Lastly, this recipe calls for buttermilk and if you are like me you don't keep buttermilk in your fridge.  Instead I use powdered buttermilk and according to Cook's Illustrated it works just fine in place of the real thing and lasts a whole lot longer.  Just add the powder in with the dry ingredients and add water instead of milk during the wet ingredients step.

HTCE p.831
HTCEV p.687

Since writing the post above I found this version posted by Mark.  It is the same one that is in HTCE except that is has another egg and way more sugar (1/4-1/2 cup instead of 1 T.).  If you don't have HTCE, our version is called the "Old-Fashioned Cornbread" variation at the bottom of the recipe. In this recipe he also just uses plain milk instead of buttermilk which I have never seen before in a cornbread recipe.  The instructions have also changed a bit in that they follow my advice and is preheating the cast-iron skillet in the oven.  Now I don't know which variation to try next!

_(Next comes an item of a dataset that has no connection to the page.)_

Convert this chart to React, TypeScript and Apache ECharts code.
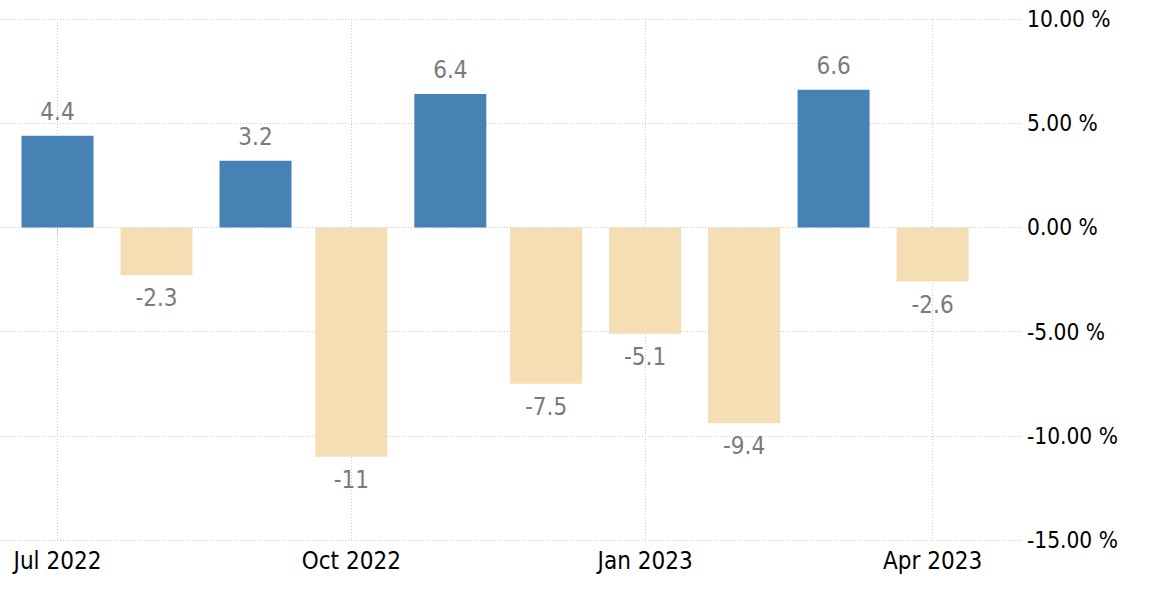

************Update (12/2011): I have found THE ONE. **********

Monday, March 1, 2010

Crunchy Granola

I just finished reading Mark's book Food Matters and in it, he talks about the importance of eating enough grains. From there I decided to make my own granola to have as a breakfast staple and an easy snack throughout the day.

THIS IS SO GOOD! I'm eating it right now as I type! I usually think granola is too sweet and I am not the biggest fan of raisins so making my own, I got to decide how sweet to make it (using honey instead of sugar) and avoided raisins!

Here's what I put in mine (many variations are listed in the book, but I just bought what looked good): oats, shaved coconut, almonds, walnuts, cinnamon, honey, salt, craisins, and dried cherries.

I wish this picture came with smell:

HTCEV p. 573
HTCE p.821-22

Lentil Soup with Roasted Garlic (Variation of Lentil Soup)

This is the recipe I've been craving! I love the lentil soup at Athena's Restaurant in Lafayette and this really comes close. Easy and delicious. I used red lentils and followed the Roasted Garlic variation. Used 2 heads of garlic and also added 1/2 t. cumin.